- Checking your bank statement regularly can help you spot fraud or bank errors.
- People should review their checking accounts once or twice a week.
- Reviewing account activity can help you plan a better budget and stay on top of expenses.
Balancing your checkbook continues to be one of the most important personal finance practices. In the past, this was the one way to make sure your expenses, income and balance were all up to date; today, as mobile banking and online banking become more prominent, all of that information is available through your online bank statement.
Aside from balancing your income and expenses, why is it important to review your checking account statement? Checking your statement online can help you track your finances in real time and enable you to spot common mistakes you’re making with your checking account. Furthermore, checking your online statements can also help you spot fraud.
How often should you check your bank accounts?
Checking your bank account a couple of times per week or even daily can help you protect yourself from fraud and fees, as well as maintain good financial health. Knowing what’s in your account statement can help you spot fraudulent transactions and take charge of your personal finances by contacting your financial institution sooner to have these issues addressed.
So how often should you check your bank statement? The simple answer is usually at least once every few days.
How often should you monitor your checking account?
A checking account is typically the core account and can also be referred to as your transactional account. The checking account is where you deposit your income, withdraw cash, pay bills and receive payments. Thus, you’ll want to monitor your checking account often. Once or twice a week is usually sufficient, although you may want to check it more frequently if you’re expecting a large transaction to occur or suspect fraud on your account.
How often should you monitor your savings account?
Your savings account is the home of liquid assets you don’t need in checking. Instead, you have set them aside to earn interest. Even though your savings account does not typically have many transactions, it's important to keep track of your savings balance and the interest rate. It's also essential to monitor for fraud purposes.
Why should you check your bank statements regularly?
Regularly checking your bank statements can keep you informed about your financial transactions while allowing you to stay keyed into fraud and much more.
Protect yourself from fraudulent activity
Identity theft can bring about long-standing problems for your finances and credit. That’s why it's important to check for fraudulent charges on your accounts.

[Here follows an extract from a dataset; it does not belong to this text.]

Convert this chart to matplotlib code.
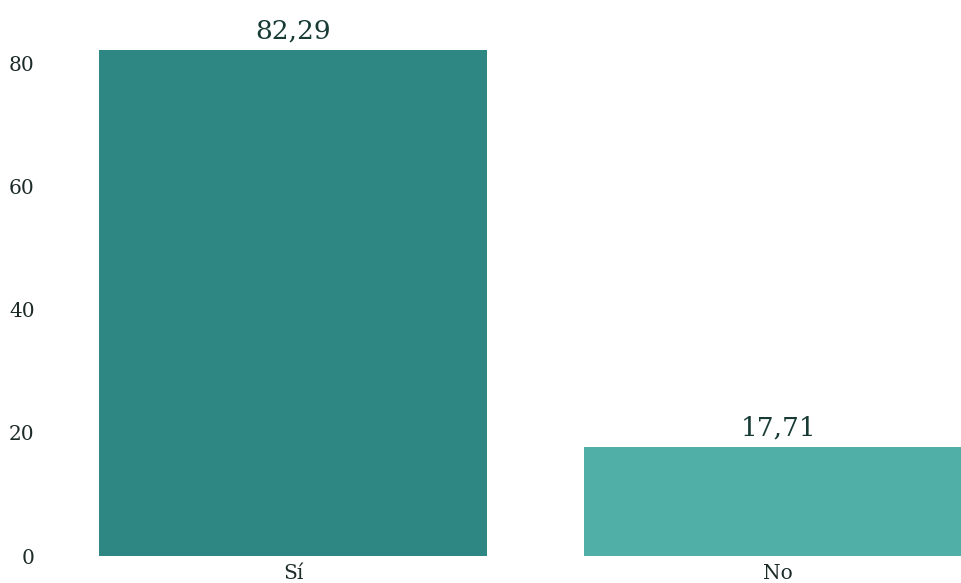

Once you spot suspicious activity, it’s critical that you act fast and report the charges to your bank. You will also want to report identity theft to the Federal Trade Commission (FTC) to work on recovering your identity. The quicker you spot fraud, the faster you can access the tools you need to fix it.
Possibly prevent fees
Banks may charge fees to your checking account that, without looking through your statement frequently, could be overlooked. Checking accounts frequently charge monthly maintenance fees if you don’t use direct deposit or maintain a minimum balance, for example.
You may also incur ATM fees or fees for receiving paper statements. Tracking your account activity can help you spot these fees when they hit your account, which keeps you apprised of otherwise hidden charges.
Make it a habit to review the bank account disclosure and agreement in addition to any schedule of fees to fully understand the features your account and avoid any potential fees.
Understand your spending habits
Overspending can be easy when using a credit card or debit card. Checking your bank statement or online banking transactions frequently can help you keep your expenditures in line with your income. It’s critical to understand your financial situation when spending with plastic or online. The more you can do to stay on track, the better prepared you’ll be to avoid debt. This, in turn, helps keep your credit report and score strong.
How to check your bank account balance
Account holders can check their bank account balance several ways. Your bank’s website might be the easiest place to go, particularly if the bank supports online banking or has an app. How to check your money and balance in an account may vary by bank, but each typically provides online statements and account activity.
This is just one way to access your balance. You can also check your available funds at an ATM, over the phone or by visiting a local bank branch. Bear in mind that your bank may charge you for looking at your balance at an out-of-network ATM, so phone or internet banking may be a better choice in that case.
Tips for monitoring your bank accounts
You can take several steps if you want to keep a closer eye on your finances. Checking your bank statement is a solid place to start, but you may want to make it easier to check in on your cash and ensure you have enough money to clear upcoming charges.
Other steps, like setting up direct deposit for your paycheck, can help automate some of the work associated with checking your financial health. Third-party budgeting mobile apps are also a popular option for many as they can help you monitor cash flow, short- and long-term spending trends and your credit card accounts and activity.